Что мне известно? Практически все близкие родственники и знакомые Павла Николаевича Старосельского так или иначе, но имели с ним конфликт из-за денег. Даже его дочери было нужно больше денег, а он не желал ей их предоставлять. А его брат Григорий? Ему очень вовремя досталось наследство. Он это не скрывает. Да и вообще все, с кем я говорил в ходе этого расследования, за исключением разве что некоторых второстепенных в этой истории лиц, например, Иноземцева, так или иначе не остались обиженными после смерти Старосельского. Интересно, что все они убедительно доказывают свою непричастность к смерти Павла Николаевича. Мне хочется каждому из них верить. Особенно Елене.

Но можно ли им верить? Не знаю. Ранее они не говорили всю правду, утаивали её. Возможно, они просто не хотели, чтобы я плохо про них думал. Ну и что? Какое им дело до того, что я думаю? Елена Старосельская попросила моей помощи в расследовании загадочного самоубийства её отца. Почему бы её жениху не рассказать мне самому о том, что он брал в долг у Павла Николаевича? Что в этом необычного? Ничего. Но Белевцов молчал до последнего момента. Подозрительная расписка Старосельского о возвращении Белевцовым ему долга. Нападение на меня сразу после того, как я побывал у Илья Ивановича Добронравова. Он, конечно, человек порядочный, но была в нем какая-то хитринка, что ли. Или это мне показалось из-за того, что он слишком нежно говорил про Елену? А ещё эта странная история с Бернарди...

Так я сидел и размышлял не менее получаса, до тех пор, пока меня внезапно не осенило.

«Мастерская! Мастерская Бернарди, где он писал свои картины!»

Ведь у каждого художника есть своя мастерская, в которой он работает.
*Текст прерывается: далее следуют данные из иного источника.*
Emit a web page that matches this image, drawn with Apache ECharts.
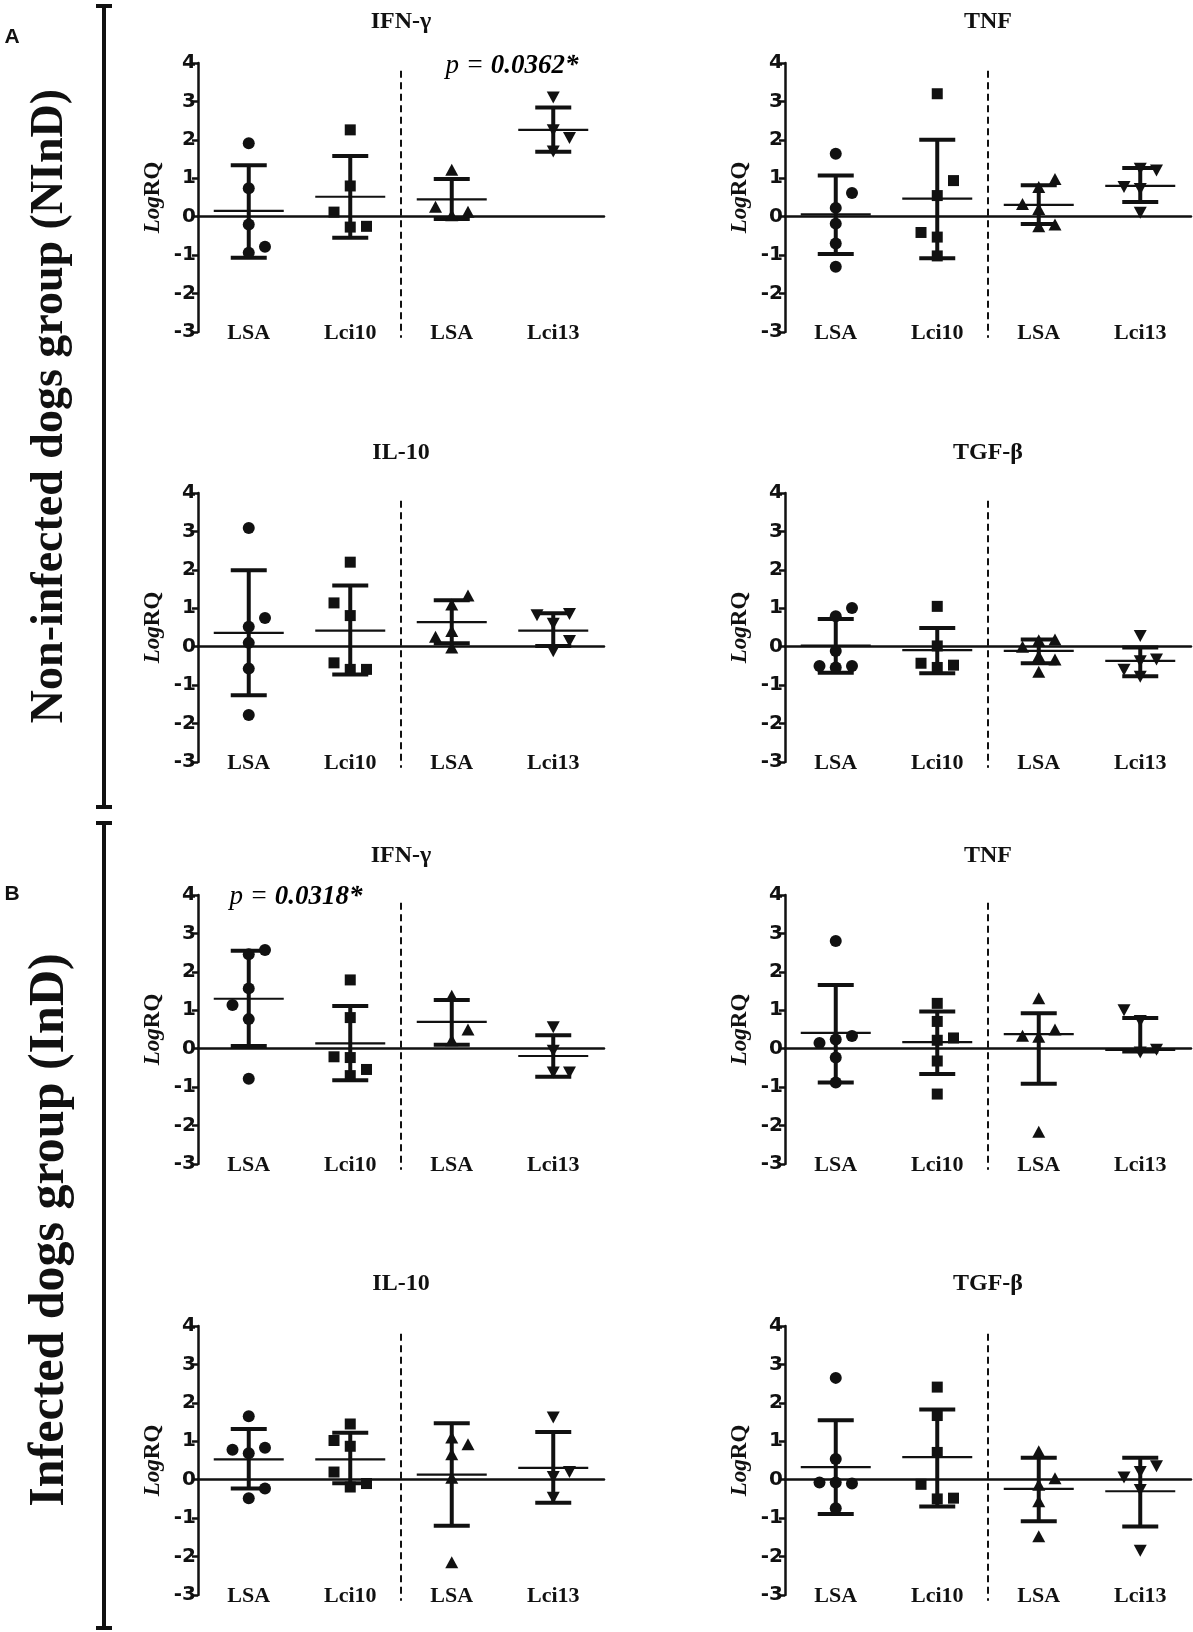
<!DOCTYPE html>
<html>
<head>
<meta charset="utf-8">
<title>LogRQ - cytokines</title>
<script src="https://cdn.jsdelivr.net/npm/echarts@6/dist/echarts.min.js"></script>
<style>
  html, body { margin: 0; padding: 0; background: #fff; }
  #chart { width: 1193px; height: 1632px; }
</style>
</head>
<body>
<div id="chart"></div>
<script>
// categories / axis
var groupNames = ['LSA', 'Lci10', 'LSA', 'Lci13'];
var cytokines = ['IFN-γ', 'TNF', 'IL-10', 'TGF-β'];
var yMin = -3, yMax = 4, yStep = 1;

// A - non-infected dogs (NInD). points per group: LSA, Lci10, LSA, Lci13
var nindIfn = [[1.91, 0.74, -0.2, -0.94, -0.78], [2.26, 0.8, -0.27, -0.25, 0.12], [1.22, 0.04, 0.13, 0.26], [3.1, 2.25, 1.7, 2.05]];
var nindIfnMean = [0.15, 0.52, 0.45, 2.26];
var nindIfnHi = [1.34, 1.58, 0.98, 2.84];
var nindIfnLo = [-1.07, -0.55, -0.06, 1.69];

var nindTnf = [[1.64, 0.23, -0.18, -0.7, -1.3, 0.62], [3.2, 0.55, -0.53, -1.02, 0.94, -0.41], [0.77, 0.2, -0.25, 0.98, 0.33, -0.2], [0.72, 0.1, 1.25, 1.2, 0.77]];
var nindTnfMean = [0.06, 0.47, 0.31, 0.8];
var nindTnfHi = [1.07, 2.0, 0.82, 1.27];
var nindTnfLo = [-0.97, -1.08, -0.19, 0.38];

var nindIl10 = [[3.09, 0.52, 0.1, -0.57, -1.78, 0.75], [2.2, 0.81, -0.59, -0.59, 1.14, -0.42], [1.1, 0.41, -0.02, 1.33, 0.26], [0.6, -0.12, 0.85, 0.82, 0.15]];
var nindIl10Mean = [0.36, 0.42, 0.64, 0.42];
var nindIl10Hi = [1.99, 1.59, 1.21, 0.87];
var nindIl10Lo = [-1.26, -0.72, 0.09, 0.02];

var nindTgf = [[0.79, -0.11, -0.54, 1.01, -0.5, -0.5], [1.05, 0.02, -0.54, -0.48, -0.43], [0.17, -0.24, -0.65, -0.33, 0.0, 0.19], [0.28, -0.38, -0.78, -0.33, -0.6]];
var nindTgfMean = [0.03, -0.09, -0.11, -0.37];
var nindTgfHi = [0.72, 0.49, 0.19, -0.02];
var nindTgfLo = [-0.68, -0.69, -0.43, -0.77];

// B - infected dogs (InD)
var indIfn = [[2.46, 1.57, 0.77, -0.78, 2.57, 1.14], [1.79, 0.81, -0.23, -0.7, -0.54, -0.21], [1.38, 0.22, 0.5], [0.56, -0.05, -0.62, -0.62]];
var indIfnMean = [1.3, 0.14, 0.7, -0.19];
var indIfnHi = [2.55, 1.11, 1.27, 0.35];
var indIfnLo = [0.07, -0.82, 0.1, -0.73];

var indTnf = [[2.8, 0.24, -0.23, -0.88, 0.33, 0.15], [1.18, 0.71, 0.22, -0.32, -1.18, 0.28], [1.31, 0.31, -2.16, 0.5, 0.34], [0.72, -0.1, -0.03, 1.0]];
var indTnfMean = [0.41, 0.17, 0.38, -0.03];
var indTnfHi = [1.66, 0.97, 0.92, 0.8];
var indTnfLo = [-0.88, -0.66, -0.91, -0.07];

var indIl10 = [[1.65, 0.69, -0.48, 0.83, 0.78, -0.23], [1.45, 0.87, -0.19, -0.1, 1.02, 0.2], [0.66, 0.05, -2.15, 0.92, 1.1], [1.62, 0.07, -0.47, 0.2]];
var indIl10Mean = [0.53, 0.53, 0.13, 0.31];
var indIl10Hi = [1.32, 1.22, 1.47, 1.24];
var indIl10Lo = [-0.23, -0.09, -1.2, -0.6];

var indTgf = [[2.65, 0.54, -0.07, -0.74, -0.1, -0.07], [2.41, 1.67, 0.71, -0.5, -0.48, -0.12], [0.74, -0.13, -0.56, -1.47, 0.04], [0.2, -0.27, -1.85, 0.35, 0.06]];
var indTgfMean = [0.33, 0.59, -0.24, -0.3];
var indTgfHi = [1.55, 1.83, 0.57, 0.57];
var indTgfLo = [-0.89, -0.7, -1.08, -1.22];

var pValues = ['0.0362*', '0.0318*'];

// layout
var ink = '#111';
var serif = '"Liberation Serif", "Times New Roman", serif';
var sans = '"DejaVu Sans", Arial, sans-serif';
var colLeft = [198, 785];
var rowTop = [63, 493, 895, 1326];
var titleY = [22, 453, 856, 1284];
var plotW = 406, plotH = 269;
var swarmGap = 0.4, swarmStep = 0.16;
var symbols = ['circle', 'rect', 'triangle', 'triangle'];
var symbolRot = [0, 0, 0, 180];
var symbolSz = [12, 11, [13, 12], [13, 12]];

var panels = [
  {pts: nindIfn, mean: nindIfnMean, hi: nindIfnHi, lo: nindIfnLo, row: 0, col: 0, name: 0},
  {pts: nindTnf, mean: nindTnfMean, hi: nindTnfHi, lo: nindTnfLo, row: 0, col: 1, name: 1},
  {pts: nindIl10, mean: nindIl10Mean, hi: nindIl10Hi, lo: nindIl10Lo, row: 1, col: 0, name: 2},
  {pts: nindTgf, mean: nindTgfMean, hi: nindTgfHi, lo: nindTgfLo, row: 1, col: 1, name: 3},
  {pts: indIfn, mean: indIfnMean, hi: indIfnHi, lo: indIfnLo, row: 2, col: 0, name: 0},
  {pts: indTnf, mean: indTnfMean, hi: indTnfHi, lo: indTnfLo, row: 2, col: 1, name: 1},
  {pts: indIl10, mean: indIl10Mean, hi: indIl10Hi, lo: indIl10Lo, row: 3, col: 0, name: 2},
  {pts: indTgf, mean: indTgfMean, hi: indTgfHi, lo: indTgfLo, row: 3, col: 1, name: 3}
];

// spread points that would overlap (like a prism scatter dot plot)
function swarm(values, gi) {
  var placed = [];
  var side = 1;
  return values.map(function (v) {
    function hits(slot) {
      return placed.some(function (q) { return q.slot === slot && Math.abs(q.v - v) < swarmGap; });
    }
    var slot = 0;
    if (hits(0)) {
      var tries = [side, -side, 2 * side, -2 * side];
      for (var k = 0; k < tries.length; k++) {
        if (!hits(tries[k])) { slot = tries[k]; break; }
      }
      side = -side;
    }
    placed.push({slot: slot, v: v});
    return [gi + 0.5 + slot * swarmStep, v];
  });
}

function errorBars(params, api) {
  var x = api.value(0);
  var pm = api.coord([x, api.value(1)]);
  var pl = api.coord([x, api.value(2)]);
  var ph = api.coord([x, api.value(3)]);
  var st = {stroke: ink, lineWidth: 4};
  return {type: 'group', children: [
    {type: 'line', shape: {x1: pl[0], y1: pl[1], x2: ph[0], y2: ph[1]}, style: st},
    {type: 'line', shape: {x1: ph[0] - 18, y1: ph[1], x2: ph[0] + 18, y2: ph[1]}, style: st},
    {type: 'line', shape: {x1: pl[0] - 18, y1: pl[1], x2: pl[0] + 18, y2: pl[1]}, style: st},
    {type: 'line', shape: {x1: pm[0] - 35, y1: pm[1], x2: pm[0] + 35, y2: pm[1]}, style: {stroke: ink, lineWidth: 2.2}}
  ]};
}

function divider(params, api) {
  var a = api.coord([api.value(0), api.value(1)]);
  var b = api.coord([api.value(0), api.value(2)]);
  return {type: 'line', shape: {x1: a[0], y1: a[1], x2: b[0], y2: b[1]},
    style: {stroke: ink, lineWidth: 2, lineDash: [7, 4.5]}};
}

var option = {animation: false, grid: [], xAxis: [], yAxis: [], series: [], graphic: []};

panels.forEach(function (p, i) {
  var left = colLeft[p.col], top = rowTop[p.row];
  option.grid.push({left: left, top: top, width: plotW, height: plotH});
  // zero line with ticks at groups
  option.xAxis.push({type: 'category', gridIndex: i, data: groupNames, position: 'bottom',
    axisLine: {onZero: true, lineStyle: {color: ink, width: 2.5}},
    axisTick: {alignWithLabel: true, length: 6, lineStyle: {color: ink, width: 2}},
    axisLabel: {show: false}, splitLine: {show: false}});
  // group names at the bottom
  option.xAxis.push({type: 'category', gridIndex: i, data: groupNames, position: 'bottom',
    axisLine: {show: false, onZero: false}, axisTick: {show: false}, splitLine: {show: false},
    axisLabel: {color: ink, fontFamily: serif, fontWeight: 'bold', fontSize: 22, margin: 1, verticalAlign: 'middle'}});
  // numeric x used to place marks
  option.xAxis.push({type: 'value', gridIndex: i, min: 0, max: 4, show: false});
  option.yAxis.push({type: 'value', gridIndex: i, min: yMin, max: yMax, interval: yStep,
    name: '{i|Log}RQ', nameLocation: 'middle', nameGap: 33,
    nameTextStyle: {color: ink, fontFamily: serif, fontWeight: 'bold', fontSize: 23,
      rich: {i: {color: ink, fontFamily: serif, fontWeight: 'bold', fontStyle: 'italic', fontSize: 23}}},
    axisLine: {show: true, onZero: false, lineStyle: {color: ink, width: 2.5}},
    axisTick: {show: true, length: 6, lineStyle: {color: ink, width: 2.5}},
    axisLabel: {color: ink, fontFamily: sans, fontWeight: 'bold', fontSize: 20, margin: 2},
    splitLine: {show: false}});

  var xv = 3 * i + 2;
  option.series.push({type: 'custom', xAxisIndex: xv, yAxisIndex: i, renderItem: divider,
    encode: {x: 0, y: [1, 2]}, data: [[2, 3.8, -3.15]], silent: true, clip: false});
  option.series.push({type: 'custom', xAxisIndex: xv, yAxisIndex: i, renderItem: errorBars,
    encode: {x: 0, y: [1, 2, 3]}, silent: true,
    data: p.mean.map(function (m, g) { return [g + 0.5, m, p.lo[g], p.hi[g]]; })});
  p.pts.forEach(function (vals, g) {
    option.series.push({type: 'scatter', xAxisIndex: xv, yAxisIndex: i,
      symbol: symbols[g], symbolRotate: symbolRot[g], symbolSize: symbolSz[g],
      itemStyle: {color: ink, opacity: 1}, data: swarm(vals, g), silent: true});
  });

  option.graphic.push({type: 'text', x: left + plotW / 2, y: titleY[p.row],
    style: {text: cytokines[p.name], fill: ink, font: 'bold 24px ' + serif, textAlign: 'center', textVerticalAlign: 'middle', verticalAlign: 'middle'}});
});

var pRich = {p: {fontFamily: serif, fontStyle: 'italic', fontSize: 27, color: '#333'},
  n: {fontFamily: serif, fontStyle: 'italic', fontWeight: 'bold', fontSize: 27, color: ink}};
option.graphic.push(
  {type: 'text', x: 512, y: 66, style: {text: '{p|p = }{n|' + pValues[0] + '}', rich: pRich, textAlign: 'center', textVerticalAlign: 'middle', verticalAlign: 'middle'}},
  {type: 'text', x: 296, y: 897, style: {text: '{p|p = }{n|' + pValues[1] + '}', rich: pRich, textAlign: 'center', textVerticalAlign: 'middle', verticalAlign: 'middle'}},
  {type: 'text', x: 12, y: 37, style: {text: 'A', fill: ink, font: 'bold 21px "Liberation Sans", Arial, sans-serif', textAlign: 'center', textVerticalAlign: 'middle', verticalAlign: 'middle'}},
  {type: 'text', x: 12, y: 894, style: {text: 'B', fill: ink, font: 'bold 21px "Liberation Sans", Arial, sans-serif', textAlign: 'center', textVerticalAlign: 'middle', verticalAlign: 'middle'}},
  {type: 'text', x: 50, y: 406, rotation: Math.PI / 2, style: {text: 'Non-infected dogs group (NInD)', fill: ink, font: 'bold 46px ' + serif, textAlign: 'center', textVerticalAlign: 'middle', verticalAlign: 'middle'}},
  {type: 'text', x: 50, y: 1230, rotation: Math.PI / 2, style: {text: 'Infected dogs group (InD)', fill: ink, font: 'bold 50px ' + serif, textAlign: 'center', textVerticalAlign: 'middle', verticalAlign: 'middle'}}
);
// brackets
[[6, 807], [823, 1628]].forEach(function (b) {
  var st = {stroke: ink, lineWidth: 4};
  option.graphic.push(
    {type: 'line', shape: {x1: 104, y1: b[0], x2: 104, y2: b[1]}, style: st},
    {type: 'line', shape: {x1: 96, y1: b[0], x2: 112, y2: b[0]}, style: st},
    {type: 'line', shape: {x1: 96, y1: b[1], x2: 112, y2: b[1]}, style: st}
  );
});

var chart = echarts.init(document.getElementById('chart'));
chart.setOption(option);
</script>
</body>
</html>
Должно же было быть такое помещение и у Бернарди! Та комната в доме Барышева в Троицком переулке не очень была похожа на мастерскую художника. Где же он работал? Может быть, там я найду то, что поможет мне разгадать тайну убийства Старосельского? Ведь есть же причина, по которой убили итальянца?

Эта мысль так меня поразила, что я вскочил со стула и принялся мерить комнату длинными шагами. Почему мне раньше это не пришло в голову? Столько времени потеряно! Впрочем, что сделано, то сделано. Сейчас нужно подумать о том, как найти мастерскую Бернарди.

Ответ на этот вопрос пришел вскоре сам собой: «Нужно спросить Колортова». С господином Колортовым, именовавшим себя «русским живописцем», я познакомился недавно в Биргер-клубе. Именно он подсказал мне адрес Бернарди. Возможно, он назовет мне и адрес его мастерской. Колортов хотел написать мой портрет, рассчитывая, конечно, на денежное вознаграждение. Ну что ж, деньги он может получить от меня без необходимости брать в руку кисть. Для этого ему достаточно вспомнить, где находится студия несчастного итальянца.

Я вынул из сундука золотые английские часы. Было почти десять часов вечера. Колортов должен быть в Биргер-клубе. Засиживается он там далеко за полночь. Появляться мне в клубе — неразумно, а вот подождать «русского живописца» на улице в закрытом экипаже — это правильное решение.

***

Я сидел в закрытом экипаже метрах в тридцати от Биргер-клуба и наблюдал за ним. Было половина двенадцатого. Хотелось спать. Глаза мои закрылись сами собой. Но тут громкие голоса вернули меня в реальность. Из дверей Биргер-клуба выходила группа поздних гуляк. Колортова среди них не было.

Я разочарованно откинулся на спинку кресла. Может, Колортов отдыхал в каком-нибудь другом место? Или я его пропустил, не узнал? Такое вполне возможно. Тем не менее, я продолжал ждать. Двойка жеребцов, запряженная в экипаж, где я находился, кажется, заснула. Наверное, дремал и ямщик, мужичок лет пятидесяти с длинной бородой. Я дал ему прилично денег, пообещал заплатить потом ещё, и велел помалкивать. Он не стал задавать вопросов: наверное, привык к странностям господ.

Минут пять ничего не происходило. Где-то вдалеке слышался смех. Вдруг из дверей Биргер-клуба вышел человек, в котором я сразу узнал Колортова. Он не очень крепко стоял на ногах, выпив в клубе слишком много вина и пунша. Художник пешком отправился куда-то в неизвестность.